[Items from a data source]
---

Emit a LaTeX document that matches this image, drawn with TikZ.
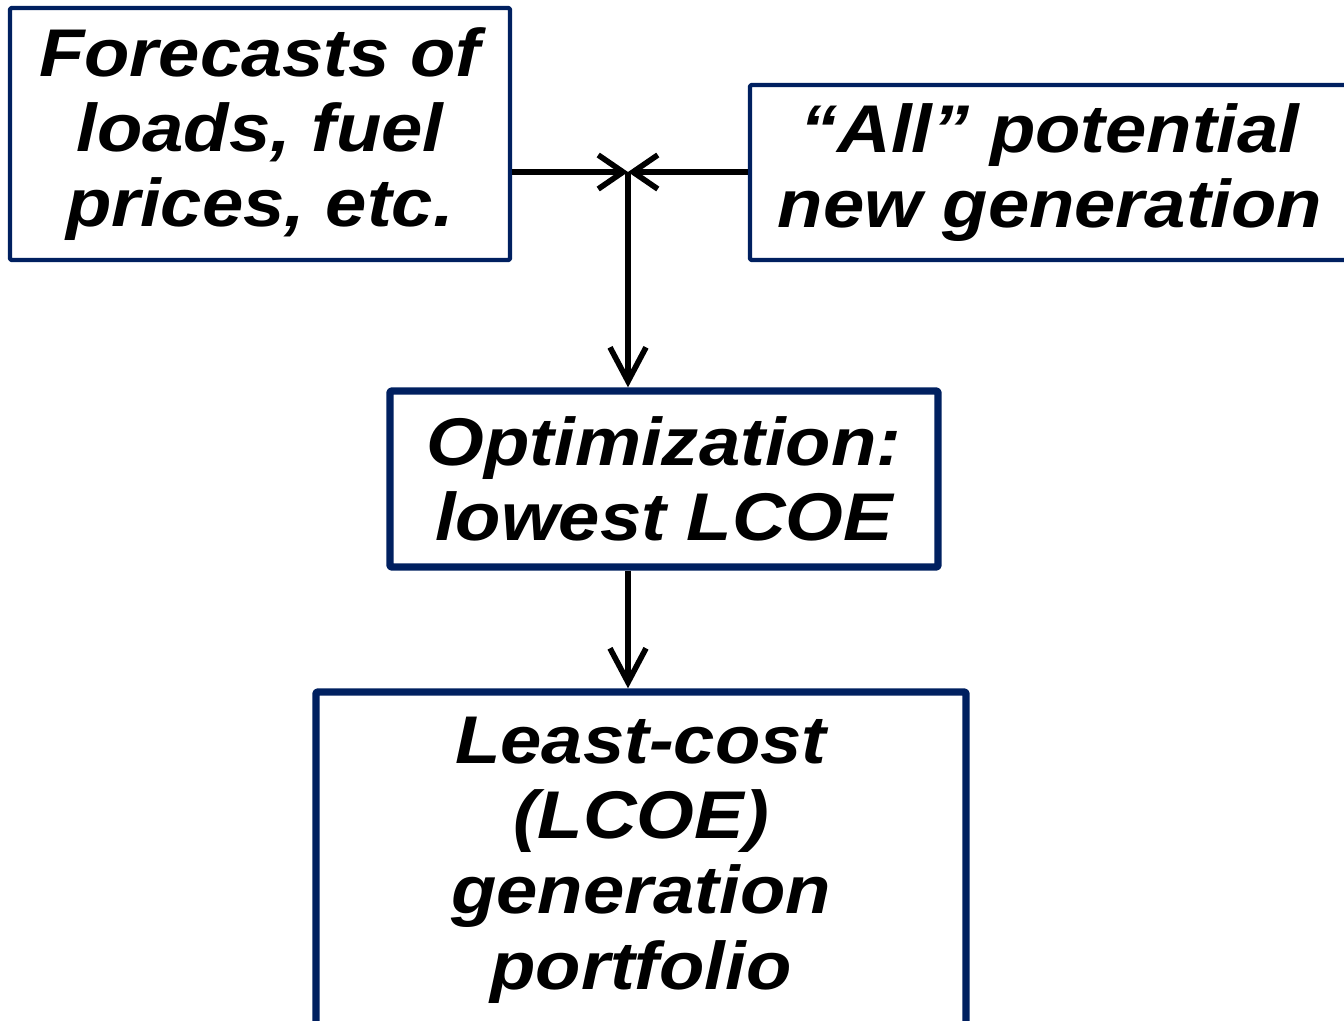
\documentclass[tikz,border=0pt]{standalone}
\usepackage{fontspec}
\setmainfont{Liberation Sans}[FakeStretch=1.1]
\usepackage{xcolor}
\usetikzlibrary{positioning, arrows.meta, calc}
\definecolor{boxblue}{HTML}{002060}

\begin{document}
\begin{tikzpicture}[
    x=0.025cm, y=-0.025cm,
    panel/.style={rectangle, draw=boxblue, line width=3pt, line join=round, rounded corners=1pt, fill=white, align=center, inner sep=0pt,
        font=\fontsize{48}{53.5}\selectfont\bfseries\itshape},
    thickpanel/.style={panel, line width=5.2pt},
    arrow/.style={-{Straight Barb[length=0.85cm, width=0.9cm]}, line width=4pt},
    inarrow/.style={-{Straight Barb[length=0.62cm, width=0.85cm]}, line width=4pt}
]
    \useasboundingbox (0,0) rectangle (1344,1021);

    % Nodes
    \node[panel, minimum width=12.5cm, minimum height=6.3cm] (fc) at (260,134) {Forecasts of\\loads, fuel\\prices, etc.};
    \node[panel, minimum width=15cm, minimum height=4.375cm] (all) at (1050,172.5) {“All” potential\\new generation};
    \node[thickpanel, minimum width=13.7cm, minimum height=4.4cm] (opt) at (664,479) {Optimization:\\lowest LCOE};
    \node[thickpanel, minimum width=16.25cm, minimum height=8.4cm] (least) at (641,860) {Least-cost\\(LCOE)\\generation\\portfolio};
    \coordinate (junc) at (628,172);

    % Arrows
    \draw[inarrow] (fc.east |- junc) -- (junc);
    \draw[inarrow] (all.west |- junc) -- (junc);
    \draw[arrow] (junc) -- (junc |- opt.north);
    \draw[arrow] (opt.south -| junc) -- (junc |- least.north);

\end{tikzpicture}
\end{document}
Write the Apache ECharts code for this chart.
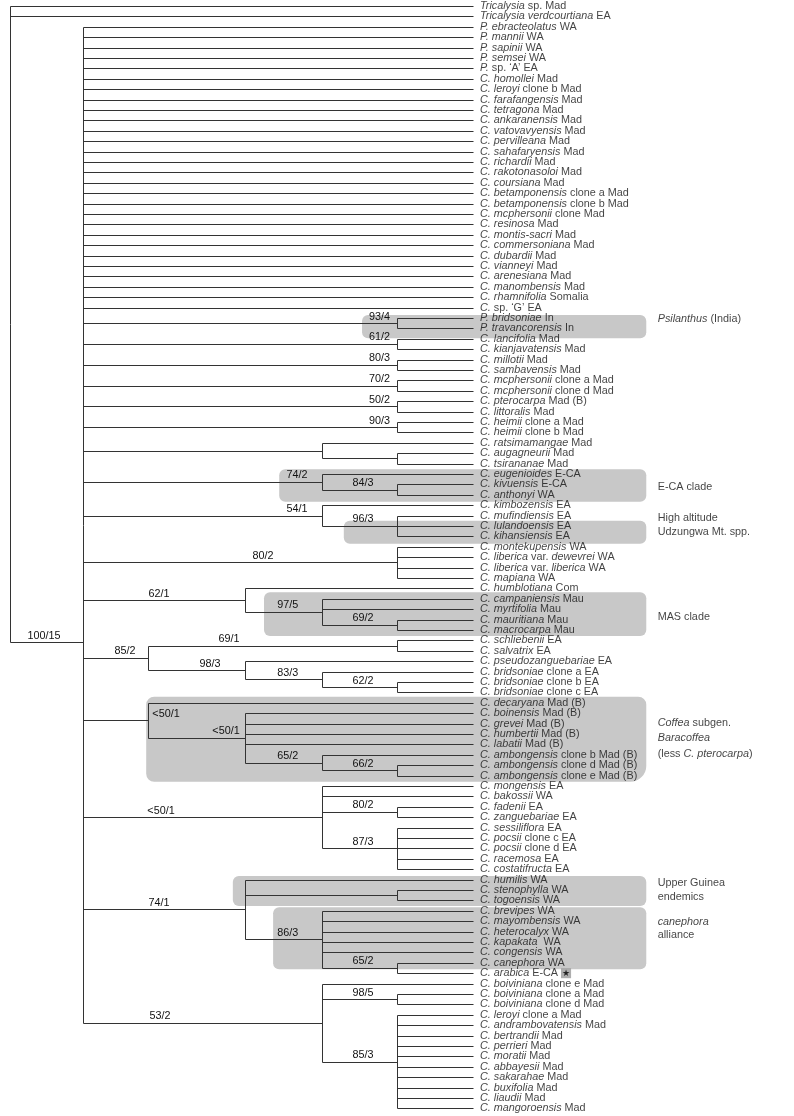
<!DOCTYPE html>
<html><head><meta charset="utf-8">
<script src="https://cdn.jsdelivr.net/npm/echarts@6/dist/echarts.min.js"></script>
<style>html,body{margin:0;padding:0;background:#fff}#c{width:794px;height:1116px}</style>
</head><body><div id="c"></div>
<script>
// ---------- DATA ----------
// taxon labels, top to bottom; *...* = italic
const taxa = [
 "*Tricalysia* sp. Mad","*Tricalysia verdcourtiana* EA","*P. ebracteolatus* WA","*P. mannii* WA","*P. sapinii* WA",
 "*P. semsei* WA","*P.* sp. ‘A’ EA","*C. homollei* Mad","*C. leroyi* clone b Mad","*C. farafangensis* Mad",
 "*C. tetragona* Mad","*C. ankaranensis* Mad","*C. vatovavyensis* Mad","*C. pervilleana* Mad","*C. sahafaryensis* Mad",
 "*C. richardii* Mad","*C. rakotonasoloi* Mad","*C. coursiana* Mad","*C. betamponensis* clone a Mad","*C. betamponensis* clone b Mad",
 "*C. mcphersonii* clone Mad","*C. resinosa* Mad","*C. montis-sacri* Mad","*C. commersoniana* Mad","*C. dubardii* Mad",
 "*C. vianneyi* Mad","*C. arenesiana* Mad","*C. manombensis* Mad","*C. rhamnifolia* Somalia","*C.* sp. ‘G’ EA",
 "*P. bridsoniae* In","*P. travancorensis* In","*C. lancifolia* Mad","*C. kianjavatensis* Mad","*C. millotii* Mad",
 "*C. sambavensis* Mad","*C. mcphersonii* clone a Mad","*C. mcphersonii* clone d Mad","*C. pterocarpa* Mad (B)","*C. littoralis* Mad",
 "*C. heimii* clone a Mad","*C. heimii* clone b Mad","*C. ratsimamangae* Mad","*C. augagneurii* Mad","*C. tsirananae* Mad",
 "*C. eugenioides* E-CA","*C. kivuensis* E-CA","*C. anthonyi* WA","*C. kimbozensis* EA","*C. mufindiensis* EA",
 "*C. lulandoensis* EA","*C. kihansiensis* EA","*C. montekupensis* WA","*C. liberica* var. *dewevrei* WA","*C. liberica* var. *liberica* WA",
 "*C. mapiana* WA","*C. humblotiana* Com","*C. campaniensis* Mau","*C. myrtifolia* Mau","*C. mauritiana* Mau",
 "*C. macrocarpa* Mau","*C. schliebenii* EA","*C. salvatrix* EA","*C. pseudozanguebariae* EA","*C. bridsoniae* clone a EA",
 "*C. bridsoniae* clone b EA","*C. bridsoniae* clone c EA","*C. decaryana* Mad (B)","*C. boinensis* Mad (B)","*C. grevei* Mad (B)",
 "*C. humbertii* Mad (B)","*C. labatii* Mad (B)","*C. ambongensis* clone b Mad (B)","*C. ambongensis* clone d Mad (B)","*C. ambongensis* clone e Mad (B)",
 "*C. mongensis* EA","*C. bakossii* WA","*C. fadenii* EA","*C. zanguebariae* EA","*C. sessiliflora* EA",
 "*C. pocsii* clone c EA","*C. pocsii* clone d EA","*C. racemosa* EA","*C. costatifructa* EA","*C. humilis* WA",
 "*C. stenophylla* WA","*C. togoensis* WA","*C. brevipes* WA","*C. mayombensis* WA","*C. heterocalyx* WA",
 "*C. kapakata*  WA","*C. congensis* WA","*C. canephora* WA","*C. arabica* E-CA {star|★}","*C. boiviniana* clone e Mad",
 "*C. boiviniana* clone a Mad","*C. boiviniana* clone d Mad","*C. leroyi* clone a Mad","*C. andrambovatensis* Mad","*C. bertrandii* Mad",
 "*C. perrieri* Mad","*C. moratii* Mad","*C. abbayesii* Mad","*C. sakarahae* Mad","*C. buxifolia* Mad",
 "*C. liaudii* Mad","*C. mangoroensis* Mad"
];
// topology (Newick, leaves = index in taxa), support values "bootstrap/decay" after ')'
const coffeaClade = "(2,3,4,5,6,7,8,9,10,11,12,13,14,15,16,17,18,19,20,21,22,23,24,25,26,27,28,29," +
 "(30,31)93/4,(32,33)61/2,(34,35)80/3,(36,37)70/2,(38,39)50/2,(40,41)90/3,(42,(43,44))," +
 "(45,(46,47)84/3)74/2,(48,(49,50,51)96/3)54/1,(52,53,54,55)80/2," +
 "(56,(57,58,(59,60)69/2)97/5)62/1,((61,62)69/1,(63,(64,(65,66)62/2)83/3)98/3)85/2," +
 "(67,(68,69,70,71,(72,(73,74)66/2)65/2)<50/1)<50/1,(75,76,(77,78)80/2,(79,80,81,82,83)87/3)<50/1," +
 "(84,(85,86),(87,88,89,90,91,(92,93)65/2)86/3)74/1," +
 "(94,(95,96)98/5,(97,98,99,100,101,102,103,104,105,106)85/3)53/2)100/15";
const treeNewick = "(0,1," + coffeaClade + ")";
// highlighted clades: [first taxon, last taxon]
const cladeRanges = [[30,31],[45,47],[49,51],[57,60],[67,74],[84,86],[87,92]];
const cladeNames = [
 ["*Psilanthus* (India)"],
 ["E-CA clade"],
 ["High altitude","Udzungwa Mt. spp."],
 ["MAS clade"],
 ["*Coffea* subgen.","*Baracoffea*","(less *C. pterocarpa*)"],
 ["Upper Guinea","endemics"],
 ["*canephora*","alliance"]
];

// ---------- LAYOUT (drawing only) ----------
const FONT = '"Liberation Sans", Arial, Helvetica, sans-serif';
const FS = 10.8;
const LINE = '#333';
const BOX = '#c8c8c8';
// display depth of a node of each height rank (0 = tips)
const depthOfRank = [0, 1, 1.99, 3.0, 4.28, 5.13, 6.09];
const coffeaRow = 61.2;          // row at which the root branch meets the Coffea clade
// box geometry in axis units: [left depth, top offset, bottom offset]
const boxGeom = [[1.46,-0.29,0.95],[2.55,-0.45,0.66],[1.70,0.49,0.70],[2.75,-0.62,0.58],[4.30,-0.59,0.59],[3.16,-0.35,0.54],[2.63,-0.34,0.63]];
const boxRight = -2.28;
const cladeTextX = -2.43;
const cladeTextY = [[30.1],[46.25],[49.2,50.55],[58.75],[68.94,70.4,71.95],[84.3,85.7],[88.05,89.33]];
// hand-placed support label centres (px) keyed by label@first tip
const labelCenter = {"100/15@2":44,"62/1@56":159,"85/2@61":125,"69/1@61":229,"98/3@63":210,
  "<50/1@67":166,"<50/1@68":226,"<50/1@75":161,"74/1@84":159,"53/2@94":160,"80/2@52":263,
  "74/2@45":297,"54/1@48":297};

function toRich(s){ return s.replace(/\*([^*]+)\*/g, '{i|$1}'); }

function parse(str){
  let pos=0;
  function node(){
    if(str[pos]==='('){
      pos++; const kids=[];
      while(true){ kids.push(node()); if(str[pos]===','){pos++;continue;} if(str[pos]===')'){pos++;break;} }
      let lab=''; while(pos<str.length && !',)('.includes(str[pos])) lab+=str[pos++];
      return {kids, label:lab};
    }
    let t=''; while(pos<str.length && !',)('.includes(str[pos])) t+=str[pos++];
    return {leaf:+t};
  }
  return node();
}
const root = parse(treeNewick);
function layout(n){
  if(n.kids===undefined){ n.rank=0; n.y=n.leaf; n.first=n.leaf; return; }
  n.kids.forEach(layout);
  n.rank = 1 + Math.max(...n.kids.map(k=>k.rank));
  n.y = (n.kids[0].y + n.kids[n.kids.length-1].y)/2;
  n.first = n.kids[0].first;
  if(n.label==='100/15') n.y = coffeaRow;
}
layout(root);
const D = n => depthOfRank[n.rank];

const segs=[], supports=[];
(function walk(n, parent){
  if(parent){ segs.push([D(parent), n.y, D(n), n.y]); if(n.label) supports.push([D(parent), D(n), n.y, n.label, n.label+'@'+n.first]); }
  if(n.kids){ segs.push([D(n), n.kids[0].y, D(n), n.kids[n.kids.length-1].y]); n.kids.forEach(k=>walk(k,n)); }
})(root,null);

const boxes = cladeRanges.map((r,i)=>[boxGeom[i][0], r[0]+boxGeom[i][1], boxRight, r[1]+boxGeom[i][2], i]);
const cladeTexts=[];
cladeNames.forEach((lines,i)=>lines.forEach((t,j)=>cladeTexts.push([cladeTextX, cladeTextY[i][j], t])));

const chart = echarts.init(document.getElementById('c'), null, {renderer:'canvas'});
const px = v=>Math.round(v)+0.5;
chart.setOption({
  animation:false,
  grid:{left:0,right:0,top:0,bottom:0},
  xAxis:{type:'value', inverse:true, min:-4.2237, max:6.2237, show:false},
  yAxis:{type:'value', inverse:true, min:-0.5769, max:106.731, show:false},
  series:[
    { type:'custom', z:1, data:boxes, renderItem(p,api){
        const a=api.coord([api.value(0),api.value(1)]), b=api.coord([api.value(2),api.value(3)]);
        const big = api.value(4)===4;
        return {type:'rect', shape:{x:a[0],y:a[1],width:b[0]-a[0],height:b[1]-a[1], r: big?[8,8,16,8]:6}, style:{fill:BOX}};
      }},
    { type:'custom', z:2, data:segs, renderItem(p,api){
        const a=api.coord([api.value(0),api.value(1)]), b=api.coord([api.value(2),api.value(3)]);
        return {type:'line', shape:{x1:px(a[0]),y1:px(a[1]),x2:px(b[0]),y2:px(b[1])}, style:{stroke:LINE,lineWidth:1}};
      }},
    { type:'custom', z:3, data:supports.map(s=>[s[0],s[1],s[2]]), renderItem(p,api){
        const a=api.coord([api.value(0),api.value(2)]), b=api.coord([api.value(1),api.value(2)]);
        const s=supports[p.dataIndex];
        const L=b[0]-a[0];
        let cx = L<100 ? b[0]-34 : b[0]-17.5;
        if(labelCenter[s[4]]!==undefined) cx = labelCenter[s[4]];
        return {type:'text', x:cx, y:a[1]-6.5, style:{text:s[3], fill:'#111', fontSize:FS, fontFamily:FONT, align:'center', verticalAlign:'middle'}};
      }},
    { type:'scatter', z:3, symbolSize:0, data:taxa.map((t,i)=>[0,i]),
      label:{show:true, position:'right', distance:7, color:'#111', fontSize:FS, fontFamily:FONT,
        formatter:p=>toRich(taxa[p.dataIndex]),
        rich:{i:{fontStyle:'italic', fontSize:FS, fontFamily:FONT, color:'#111'},
              star:{fontSize:9, color:'#000', backgroundColor:'#9a9a9a', padding:[1,1,0,1], fontFamily:'DejaVu Sans'}}}},
    { type:'scatter', z:3, symbolSize:0, data:cladeTexts.map(c=>[c[0],c[1]]),
      label:{show:true, position:'right', distance:0, color:'#111', fontSize:FS, fontFamily:FONT,
        formatter:p=>toRich(cladeTexts[p.dataIndex][2]),
        rich:{i:{fontStyle:'italic', fontSize:FS, fontFamily:FONT, color:'#111'}}}}
  ]
});
</script></body></html>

---

### Your instructions
Copy the records above from the first line through the line containing "(0,0) rectangle (1344,1021);", both included, and leave out any pictures.

### Task response
Emit a LaTeX document that matches this image, drawn with TikZ.
\documentclass[tikz,border=0pt]{standalone}
\usepackage{fontspec}
\setmainfont{Liberation Sans}[FakeStretch=1.1]
\usepackage{xcolor}
\usetikzlibrary{positioning, arrows.meta, calc}
\definecolor{boxblue}{HTML}{002060}

\begin{document}
\begin{tikzpicture}[
    x=0.025cm, y=-0.025cm,
    panel/.style={rectangle, draw=boxblue, line width=3pt, line join=round, rounded corners=1pt, fill=white, align=center, inner sep=0pt,
        font=\fontsize{48}{53.5}\selectfont\bfseries\itshape},
    thickpanel/.style={panel, line width=5.2pt},
    arrow/.style={-{Straight Barb[length=0.85cm, width=0.9cm]}, line width=4pt},
    inarrow/.style={-{Straight Barb[length=0.62cm, width=0.85cm]}, line width=4pt}
]
    \useasboundingbox (0,0) rectangle (1344,1021);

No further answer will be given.